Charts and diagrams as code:
★ ★ ★ ★ ★ ★ ★

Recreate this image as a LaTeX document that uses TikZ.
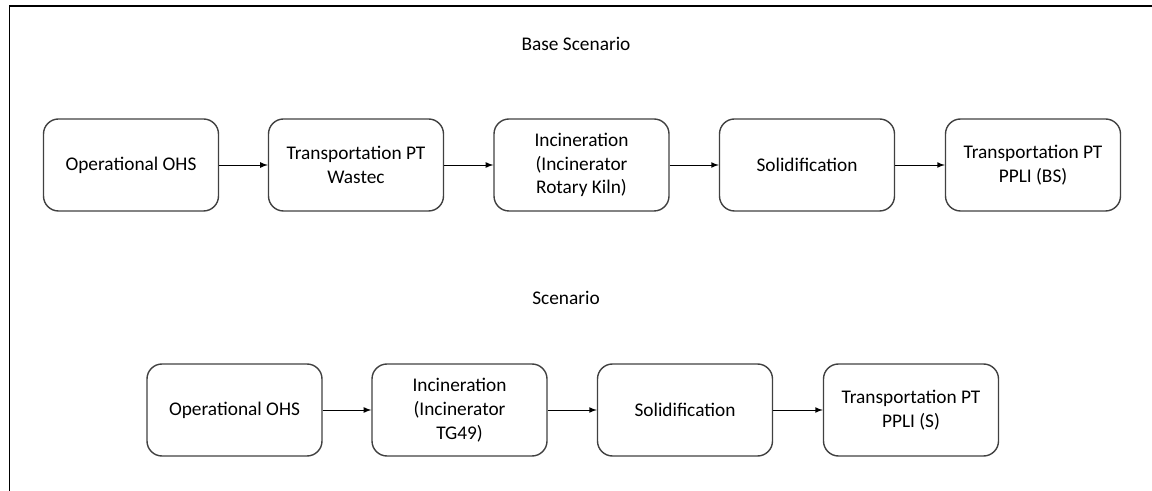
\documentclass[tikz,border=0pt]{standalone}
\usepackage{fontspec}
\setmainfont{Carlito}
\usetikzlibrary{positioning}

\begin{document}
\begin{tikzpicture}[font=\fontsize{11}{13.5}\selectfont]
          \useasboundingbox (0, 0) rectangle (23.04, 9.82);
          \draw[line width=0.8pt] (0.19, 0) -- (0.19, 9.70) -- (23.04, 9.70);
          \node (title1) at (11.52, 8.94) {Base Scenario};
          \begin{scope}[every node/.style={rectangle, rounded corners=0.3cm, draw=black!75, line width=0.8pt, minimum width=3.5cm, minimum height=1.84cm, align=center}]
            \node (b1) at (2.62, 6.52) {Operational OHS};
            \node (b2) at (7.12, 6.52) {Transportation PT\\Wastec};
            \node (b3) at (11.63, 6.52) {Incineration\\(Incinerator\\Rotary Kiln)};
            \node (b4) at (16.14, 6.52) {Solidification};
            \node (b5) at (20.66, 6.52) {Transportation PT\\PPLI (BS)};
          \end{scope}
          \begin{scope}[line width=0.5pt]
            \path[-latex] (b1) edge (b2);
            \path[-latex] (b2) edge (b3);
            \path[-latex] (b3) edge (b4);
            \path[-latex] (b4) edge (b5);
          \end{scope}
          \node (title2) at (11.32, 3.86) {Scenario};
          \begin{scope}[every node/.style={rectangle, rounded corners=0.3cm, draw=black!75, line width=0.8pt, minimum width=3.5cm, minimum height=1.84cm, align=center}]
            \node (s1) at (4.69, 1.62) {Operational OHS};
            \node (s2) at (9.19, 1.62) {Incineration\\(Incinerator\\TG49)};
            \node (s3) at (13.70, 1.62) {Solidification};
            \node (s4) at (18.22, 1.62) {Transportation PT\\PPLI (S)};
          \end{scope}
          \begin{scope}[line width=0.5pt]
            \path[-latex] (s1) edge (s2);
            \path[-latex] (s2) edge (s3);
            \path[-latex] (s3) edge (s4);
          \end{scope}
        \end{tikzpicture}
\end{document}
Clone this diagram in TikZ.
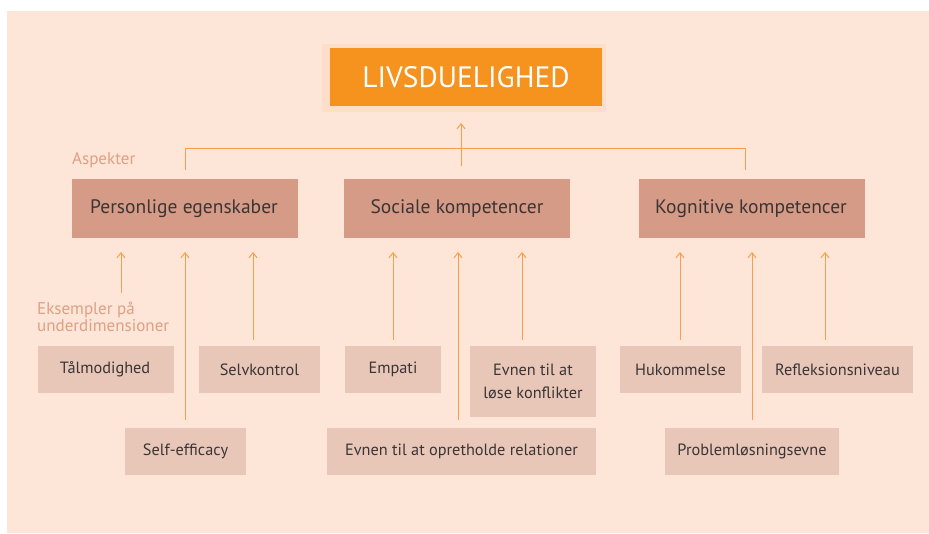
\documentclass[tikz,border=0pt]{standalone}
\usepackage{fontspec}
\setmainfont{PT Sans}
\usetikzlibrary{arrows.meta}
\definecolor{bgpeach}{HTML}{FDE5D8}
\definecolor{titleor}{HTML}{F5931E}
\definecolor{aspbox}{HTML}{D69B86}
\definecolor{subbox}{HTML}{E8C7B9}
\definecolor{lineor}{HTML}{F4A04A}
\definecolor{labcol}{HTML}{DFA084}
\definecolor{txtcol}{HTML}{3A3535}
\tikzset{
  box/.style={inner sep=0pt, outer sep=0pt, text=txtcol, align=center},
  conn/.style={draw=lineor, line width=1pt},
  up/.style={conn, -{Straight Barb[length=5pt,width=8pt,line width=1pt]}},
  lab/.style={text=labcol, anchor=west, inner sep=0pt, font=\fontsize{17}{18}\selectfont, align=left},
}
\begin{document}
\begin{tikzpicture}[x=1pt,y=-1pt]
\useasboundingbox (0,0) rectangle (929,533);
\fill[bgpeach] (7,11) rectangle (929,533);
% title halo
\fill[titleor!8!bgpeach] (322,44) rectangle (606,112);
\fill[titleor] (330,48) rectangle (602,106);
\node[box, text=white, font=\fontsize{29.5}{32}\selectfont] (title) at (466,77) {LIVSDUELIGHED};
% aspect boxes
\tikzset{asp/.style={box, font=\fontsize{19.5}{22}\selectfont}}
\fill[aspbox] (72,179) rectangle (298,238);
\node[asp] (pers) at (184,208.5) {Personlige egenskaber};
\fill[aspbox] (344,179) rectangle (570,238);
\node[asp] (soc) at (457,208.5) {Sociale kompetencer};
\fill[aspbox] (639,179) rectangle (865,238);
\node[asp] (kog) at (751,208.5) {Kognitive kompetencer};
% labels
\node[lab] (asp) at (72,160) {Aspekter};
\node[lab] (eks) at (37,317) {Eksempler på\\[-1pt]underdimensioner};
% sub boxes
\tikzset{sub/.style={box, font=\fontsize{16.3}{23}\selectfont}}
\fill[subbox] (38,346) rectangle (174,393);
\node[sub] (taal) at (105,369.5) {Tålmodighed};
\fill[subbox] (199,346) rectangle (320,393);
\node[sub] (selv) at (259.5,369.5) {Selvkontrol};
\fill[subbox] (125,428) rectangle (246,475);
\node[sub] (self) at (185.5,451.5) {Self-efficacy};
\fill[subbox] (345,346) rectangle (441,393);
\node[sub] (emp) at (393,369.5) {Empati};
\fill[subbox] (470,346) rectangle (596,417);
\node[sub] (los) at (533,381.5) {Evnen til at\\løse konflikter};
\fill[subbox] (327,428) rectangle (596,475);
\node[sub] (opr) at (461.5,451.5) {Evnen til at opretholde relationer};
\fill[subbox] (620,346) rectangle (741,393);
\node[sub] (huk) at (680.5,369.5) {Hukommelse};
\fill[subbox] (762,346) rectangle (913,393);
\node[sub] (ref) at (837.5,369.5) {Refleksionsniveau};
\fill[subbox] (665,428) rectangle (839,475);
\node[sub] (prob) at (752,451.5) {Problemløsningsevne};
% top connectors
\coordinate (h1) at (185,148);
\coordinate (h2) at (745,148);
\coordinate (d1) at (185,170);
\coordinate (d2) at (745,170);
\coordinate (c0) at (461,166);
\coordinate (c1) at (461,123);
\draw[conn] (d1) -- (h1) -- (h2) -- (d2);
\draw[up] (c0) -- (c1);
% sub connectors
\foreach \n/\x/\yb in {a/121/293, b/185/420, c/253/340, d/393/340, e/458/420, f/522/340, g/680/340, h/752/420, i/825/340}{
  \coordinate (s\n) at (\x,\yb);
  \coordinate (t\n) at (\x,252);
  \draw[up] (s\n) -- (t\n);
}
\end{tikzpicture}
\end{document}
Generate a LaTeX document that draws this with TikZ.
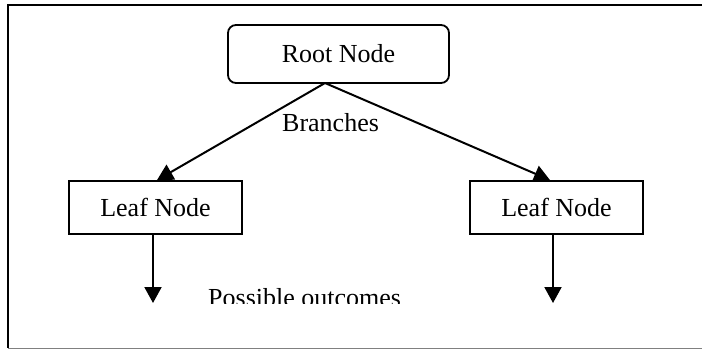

★ ★ ★ ★ ★ ★ ★

**WHAT YOU NEED TO DO:** Give the entries again word for word, but skip the pictures.

**SOLUTION:**
Recreate this image as a LaTeX document that uses TikZ.
\documentclass[tikz,border=0pt]{standalone}
\usepackage{fontspec}
\setmainfont{Carlito}
\usetikzlibrary{positioning}

\begin{document}
\begin{tikzpicture}[font=\fontsize{11}{13.5}\selectfont]
          \useasboundingbox (0, 0) rectangle (23.04, 9.82);
          \draw[line width=0.8pt] (0.19, 0) -- (0.19, 9.70) -- (23.04, 9.70);
          \node (title1) at (11.52, 8.94) {Base Scenario};
          \begin{scope}[every node/.style={rectangle, rounded corners=0.3cm, draw=black!75, line width=0.8pt, minimum width=3.5cm, minimum height=1.84cm, align=center}]
            \node (b1) at (2.62, 6.52) {Operational OHS};
            \node (b2) at (7.12, 6.52) {Transportation PT\\Wastec};
            \node (b3) at (11.63, 6.52) {Incineration\\(Incinerator\\Rotary Kiln)};
            \node (b4) at (16.14, 6.52) {Solidification};
            \node (b5) at (20.66, 6.52) {Transportation PT\\PPLI (BS)};
          \end{scope}
          \begin{scope}[line width=0.5pt]
            \path[-latex] (b1) edge (b2);
            \path[-latex] (b2) edge (b3);
            \path[-latex] (b3) edge (b4);
            \path[-latex] (b4) edge (b5);
          \end{scope}
          \node (title2) at (11.32, 3.86) {Scenario};
          \begin{scope}[every node/.style={rectangle, rounded corners=0.3cm, draw=black!75, line width=0.8pt, minimum width=3.5cm, minimum height=1.84cm, align=center}]
            \node (s1) at (4.69, 1.62) {Operational OHS};
            \node (s2) at (9.19, 1.62) {Incineration\\(Incinerator\\TG49)};
            \node (s3) at (13.70, 1.62) {Solidification};
            \node (s4) at (18.22, 1.62) {Transportation PT\\PPLI (S)};
          \end{scope}
          \begin{scope}[line width=0.5pt]
            \path[-latex] (s1) edge (s2);
            \path[-latex] (s2) edge (s3);
            \path[-latex] (s3) edge (s4);
          \end{scope}
        \end{tikzpicture}
\end{document}
Clone this diagram in TikZ.
\documentclass[tikz,border=0pt]{standalone}
\usepackage{fontspec}
\setmainfont{PT Sans}
\usetikzlibrary{arrows.meta}
\definecolor{bgpeach}{HTML}{FDE5D8}
\definecolor{titleor}{HTML}{F5931E}
\definecolor{aspbox}{HTML}{D69B86}
\definecolor{subbox}{HTML}{E8C7B9}
\definecolor{lineor}{HTML}{F4A04A}
\definecolor{labcol}{HTML}{DFA084}
\definecolor{txtcol}{HTML}{3A3535}
\tikzset{
  box/.style={inner sep=0pt, outer sep=0pt, text=txtcol, align=center},
  conn/.style={draw=lineor, line width=1pt},
  up/.style={conn, -{Straight Barb[length=5pt,width=8pt,line width=1pt]}},
  lab/.style={text=labcol, anchor=west, inner sep=0pt, font=\fontsize{17}{18}\selectfont, align=left},
}
\begin{document}
\begin{tikzpicture}[x=1pt,y=-1pt]
\useasboundingbox (0,0) rectangle (929,533);
\fill[bgpeach] (7,11) rectangle (929,533);
% title halo
\fill[titleor!8!bgpeach] (322,44) rectangle (606,112);
\fill[titleor] (330,48) rectangle (602,106);
\node[box, text=white, font=\fontsize{29.5}{32}\selectfont] (title) at (466,77) {LIVSDUELIGHED};
% aspect boxes
\tikzset{asp/.style={box, font=\fontsize{19.5}{22}\selectfont}}
\fill[aspbox] (72,179) rectangle (298,238);
\node[asp] (pers) at (184,208.5) {Personlige egenskaber};
\fill[aspbox] (344,179) rectangle (570,238);
\node[asp] (soc) at (457,208.5) {Sociale kompetencer};
\fill[aspbox] (639,179) rectangle (865,238);
\node[asp] (kog) at (751,208.5) {Kognitive kompetencer};
% labels
\node[lab] (asp) at (72,160) {Aspekter};
\node[lab] (eks) at (37,317) {Eksempler på\\[-1pt]underdimensioner};
% sub boxes
\tikzset{sub/.style={box, font=\fontsize{16.3}{23}\selectfont}}
\fill[subbox] (38,346) rectangle (174,393);
\node[sub] (taal) at (105,369.5) {Tålmodighed};
\fill[subbox] (199,346) rectangle (320,393);
\node[sub] (selv) at (259.5,369.5) {Selvkontrol};
\fill[subbox] (125,428) rectangle (246,475);
\node[sub] (self) at (185.5,451.5) {Self-efficacy};
\fill[subbox] (345,346) rectangle (441,393);
\node[sub] (emp) at (393,369.5) {Empati};
\fill[subbox] (470,346) rectangle (596,417);
\node[sub] (los) at (533,381.5) {Evnen til at\\løse konflikter};
\fill[subbox] (327,428) rectangle (596,475);
\node[sub] (opr) at (461.5,451.5) {Evnen til at opretholde relationer};
\fill[subbox] (620,346) rectangle (741,393);
\node[sub] (huk) at (680.5,369.5) {Hukommelse};
\fill[subbox] (762,346) rectangle (913,393);
\node[sub] (ref) at (837.5,369.5) {Refleksionsniveau};
\fill[subbox] (665,428) rectangle (839,475);
\node[sub] (prob) at (752,451.5) {Problemløsningsevne};
% top connectors
\coordinate (h1) at (185,148);
\coordinate (h2) at (745,148);
\coordinate (d1) at (185,170);
\coordinate (d2) at (745,170);
\coordinate (c0) at (461,166);
\coordinate (c1) at (461,123);
\draw[conn] (d1) -- (h1) -- (h2) -- (d2);
\draw[up] (c0) -- (c1);
% sub connectors
\foreach \n/\x/\yb in {a/121/293, b/185/420, c/253/340, d/393/340, e/458/420, f/522/340, g/680/340, h/752/420, i/825/340}{
  \coordinate (s\n) at (\x,\yb);
  \coordinate (t\n) at (\x,252);
  \draw[up] (s\n) -- (t\n);
}
\end{tikzpicture}
\end{document}
Generate a LaTeX document that draws this with TikZ.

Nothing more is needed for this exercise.